_Exercise objective_
Among the entries below, find the lines with "this" and copy them.

[Charts and diagrams as code]

********************

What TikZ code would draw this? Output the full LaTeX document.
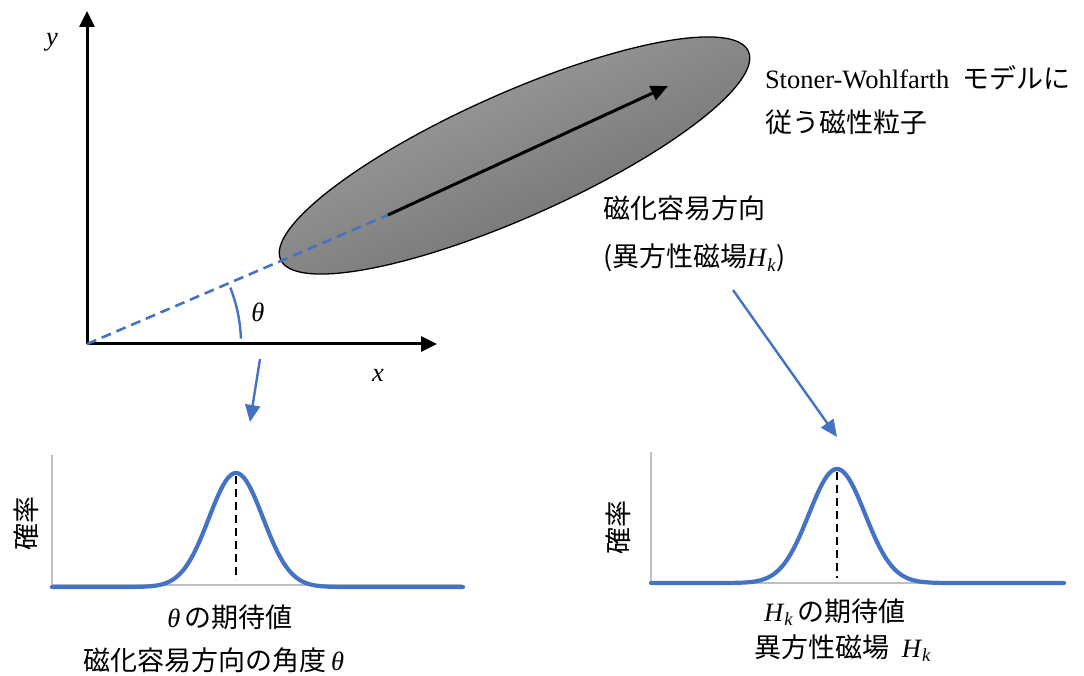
\documentclass[tikz,border=0pt]{standalone}
\usepackage{fontspec}
\setmainfont{Liberation Serif}
\newfontfamily\jp{Noto Sans CJK JP}
\usetikzlibrary{arrows.meta,shapes.geometric}
\definecolor{mblue}{HTML}{4472C4}
\definecolor{axgray}{HTML}{BFBFBF}
\definecolor{ellL}{HTML}{A8A8A8}
\definecolor{ellD}{HTML}{6A6A6A}
\newcommand{\Hsub}{\textit{H}\textsubscript{\textit{k}}}
\begin{document}
\begin{tikzpicture}[x=1pt,y=1pt,
  txt/.style={inner sep=0pt, outer sep=0pt, font=\fontsize{26.5}{31}\selectfont},
  jtxt/.style={inner sep=0pt, outer sep=0pt, font=\fontsize{27}{32}\selectfont\jp},
  mainaxis/.style={line width=3pt, -{Triangle[length=16pt,width=15pt]}},
  bluearrow/.style={draw=mblue, line width=2.4pt, -{Triangle[length=17pt,width=15pt]}},
  bluedash/.style={draw=mblue, line width=2.6pt, dash pattern=on 10pt off 6pt},
  plotaxis/.style={draw=axgray, line width=1.8pt},
  curve/.style={draw=mblue, line width=4.2pt, line cap=round, line join=round},
  peakline/.style={draw=black, line width=2.6pt, dash pattern=on 8pt off 5pt}]
\useasboundingbox (0,0) rectangle (1084,675);

% ---- main coordinate system
\coordinate (O) at (87,331);
\coordinate (ytip) at (87,664);
\coordinate (xtip) at (437,331);
\coordinate (D) at (388,460);
\coordinate (A) at (668,589);

\node[ellipse, draw=black, line width=1.3pt, minimum width=512pt, minimum height=124pt,
      inner sep=0pt, outer sep=0pt, rotate=24, top color=ellL, bottom color=ellD,
      shading angle=25] (particle) at (514.5,519.5) {};

\draw[mainaxis] (O) -- (ytip);
\draw[mainaxis] (O) -- (xtip);
\draw[bluedash] (O) -- (D);
\draw[line width=3pt, -{Triangle[length=17pt,width=15pt]}] (D) -- (A);
\draw[draw=mblue, line width=2.4pt] ([shift={(2:154pt)}]O) arc[start angle=2, end angle=21.5, radius=154pt];

\node[txt] (ylab) at (52,633) {\textit{y}};
\node[txt] (xlab) at (378,300) {\textit{x}};
\node[txt] (thlab) at (258,363) {\textit{θ}};

% ---- labels at right top
\node[txt, anchor=west] (sw1) at (765,597) {Stoner-Wohlfarth\ \ {\fontsize{27}{32}\selectfont\jp モデルに}};
\node[jtxt, anchor=west] (sw2) at (765,553) {従う磁性粒子};
\node[jtxt, anchor=west] (ea1) at (603,467) {磁化容易方向};
\node[jtxt, anchor=west] (ea2) at (603,417) {(異方性磁場{\fontsize{26.5}{31}\rmfamily\selectfont\Hsub})};

% ---- blue arrows
\coordinate (b1s) at (260,316);
\coordinate (b1e) at (250,253);
\coordinate (b2s) at (733,385);
\coordinate (b2e) at (837,238);
\draw[bluearrow] (b1s) -- (b1e);
\draw[bluearrow] (b2s) -- (b2e);

% ---- left distribution
\coordinate (L0) at (52,90);
\coordinate (Ltop) at (52,220);
\coordinate (Lend) at (462,90);
\draw[plotaxis] (Ltop) -- (L0) -- (Lend);
\draw[curve] (52,88) -- plot[domain=-4.5:4.5, samples=121] ({236+27*\x},{88+114*exp(-0.5*\x*\x)}) -- (463,88);
\coordinate (Lp1) at (236,199);
\coordinate (Lp2) at (236,95);
\draw[peakline] (Lp1) -- (Lp2);
\node[jtxt, rotate=90] (Lprob) at (26,152) {確率};
\node[txt] (Lexp) at (230,58) {\textit{θ}\,{\fontsize{27}{32}\selectfont\jp の期待値}};
\node[jtxt] (Lname) at (214,15) {磁化容易方向の角度\,{\fontsize{26.5}{31}\rmfamily\selectfont\textit{θ}}};

% ---- right distribution
\coordinate (R0) at (651,92);
\coordinate (Rtop) at (651,223);
\coordinate (Rend) at (1064,92);
\draw[plotaxis] (Rtop) -- (R0) -- (Rend);
\draw[curve] (651,92) -- plot[domain=-4.5:4.5, samples=121] ({837+28*\x},{92+114*exp(-0.5*\x*\x)}) -- (1064,92);
\coordinate (Rp1) at (837,203);
\coordinate (Rp2) at (837,97);
\draw[peakline] (Rp1) -- (Rp2);
\node[jtxt, rotate=90] (Rprob) at (618,148) {確率};
\node[txt] (Rexp) at (835,63) {\Hsub\,{\fontsize{27}{32}\selectfont\jp の期待値}};
\node[jtxt] (Rname) at (843,27) {異方性磁場\ \ {\fontsize{26.5}{31}\rmfamily\selectfont\Hsub}};
\end{tikzpicture}
\end{document}
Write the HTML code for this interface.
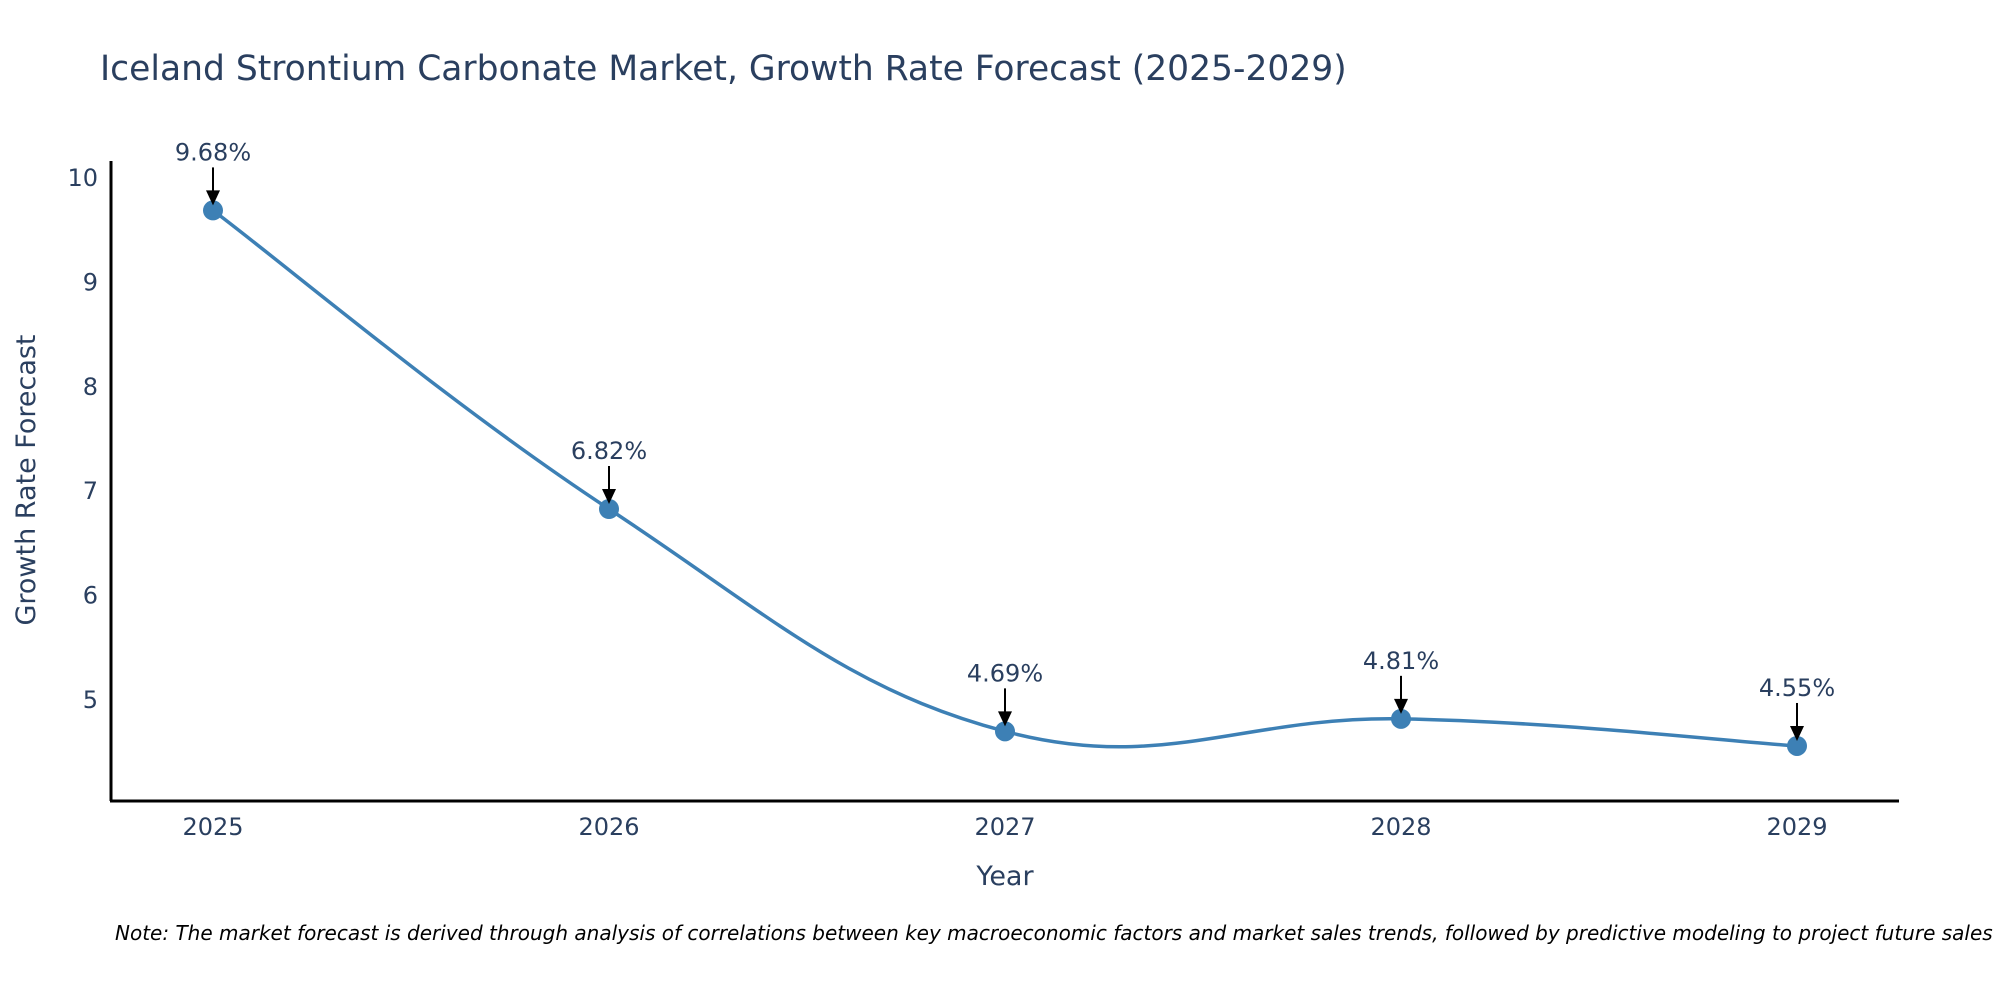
<!DOCTYPE html>
<html><head><meta charset="utf-8"><style>
body{margin:0;background:#fff;}
svg{display:block;font-family:"DejaVu Sans","Liberation Sans",sans-serif;}
</style></head><body>
<svg id="chart" width="2000" height="1000" viewBox="0 0 2000 1000">
<text x="100" y="80" font-size="34.5" fill="#2a3f5f">Iceland Strontium Carbonate Market, Growth Rate Forecast (2025-2029)</text>
<g id="plot"></g>
<text x="1005" y="885" font-size="27" fill="#2a3f5f" text-anchor="middle">Year</text>
<text x="0" y="0" font-size="27" fill="#2a3f5f" text-anchor="middle" transform="translate(35,480) rotate(-90)">Growth Rate Forecast</text>
<text x="115" y="940" font-size="20" font-style="italic" fill="#000">Note: The market forecast is derived through analysis of correlations between key macroeconomic factors and market sales trends, followed by predictive modeling to project future sales</text>
</svg>
<script>
const categories=["2025","2026","2027","2028","2029"];
const values=[9.68,6.82,4.69,4.81,4.55];
const yTicks=[5,6,7,8,9,10];
const labels=["9.68%","6.82%","4.69%","4.81%","4.55%"];
const NS="http://www.w3.org/2000/svg";
const g=document.getElementById('plot');
const x=i=>213+i*396;
const y=v=>699-(v-5)*104.4;
function el(t,a,p){const e=document.createElementNS(NS,t);for(const k in a)e.setAttribute(k,a[k]);(p||g).appendChild(e);return e;}
const ya=el('line',{x1:111,y1:161,x2:111,y2:801,stroke:'#000','stroke-width':3});


const xa=el('line',{x1:110,y1:801,x2:1899,y2:801,stroke:'#000','stroke-width':3});


yTicks.forEach(v=>{const t=el('text',{x:98,y:y(v)+9,'font-size':24,fill:'#2a3f5f','text-anchor':'end'});t.textContent=v;

});
categories.forEach((c,i)=>{const t=el('text',{x:x(i),y:835,'font-size':24,fill:'#2a3f5f','text-anchor':'middle'});t.textContent=c;

});
const P=values.map((v,i)=>[x(i),y(v)]);
let d=`M${P[0][0]},${P[0][1]}`;const s=0.2;
for(let i=0;i<P.length-1;i++){const p0=P[Math.max(i-1,0)],p1=P[i],p2=P[i+1],p3=P[Math.min(i+2,P.length-1)];
d+=` C${p1[0]+(p2[0]-p0[0])*s},${p1[1]+(p2[1]-p0[1])*s} ${p2[0]-(p3[0]-p1[0])*s},${p2[1]-(p3[1]-p1[1])*s} ${p2[0]},${p2[1]}`;}
const line=el('path',{d:d,fill:'none',stroke:'#3d80b5','stroke-width':3.5});


P.forEach((p,i)=>{const c=el('circle',{cx:p[0],cy:p[1],r:10,fill:'#3d80b5'});


const a=el('line',{x1:p[0],y1:p[1]-43,x2:p[0],y2:p[1]-18,stroke:'#000','stroke-width':2});


const h=el('path',{d:`M${p[0]-7},${p[1]-20} L${p[0]+7},${p[1]-20} L${p[0]},${p[1]-5} z`,fill:'#000'});


const t=el('text',{x:p[0],y:p[1]-50,'font-size':24,fill:'#2a3f5f','text-anchor':'middle'});t.textContent=labels[i];

});
</script>
</body></html>
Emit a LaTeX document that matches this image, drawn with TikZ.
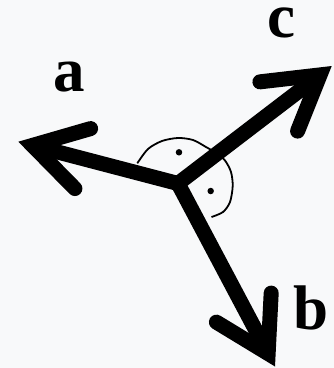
\documentclass[tikz,border=0pt]{standalone}
\usepackage{fontspec}
\setmainfont{Liberation Serif}
\usepackage{tikz}
\usetikzlibrary{arrows.meta}

\definecolor{bgcol}{RGB}{248,249,250}

\begin{document}
\begin{tikzpicture}[x=1pt, y=-1pt,
    >={Straight Barb[length=52pt, width=62pt, line cap=round, line join=miter]},
    vec/.style={line width=15pt, line join=miter},
    lbl/.style={inner sep=0pt, font=\fontsize{63}{63}\selectfont\bfseries},
    dot/.style={fill, circle, inner sep=0pt, minimum size=6.5pt},
    angarc/.style={line width=1.8pt}
  ]
    \fill[bgcol] (0,0) rectangle (334,368);
    \useasboundingbox (0,0) rectangle (334,368);
    \coordinate (o) at (178,183.5);
    \coordinate (a) at (18.3,141.7);
    \coordinate (b) at (275,366.5);
    \coordinate (c) at (331.7,66);
    % right angle marks
    \draw[angarc] plot[smooth] coordinates {(137.3,163.3) (148,149) (162,141) (178,138)
      (193,140) (206,147) (216,153) (225,160.5) (231,172) (232.7,186) (230,202)
      (223,212) (211.5,217)};
    \node[dot] (dac) at (179,152.3) {};
    \node[dot] (dcb) at (210.7,191) {};
    % vectors
    \draw[vec, <->] (a) -- (o) -- (b);
    \draw[vec, ->] (o) -- (c);
    \node[lbl] (la) at (69,77.5) {a};
    \node[lbl] (lb) at (310.8,307.5) {b};
    \node[lbl] (lc) at (281.7,23) {c};
\end{tikzpicture}
\end{document}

********************

_Correct result_
What TikZ code would draw this? Output the full LaTeX document.
Write the HTML code for this interface.
Emit a LaTeX document that matches this image, drawn with TikZ.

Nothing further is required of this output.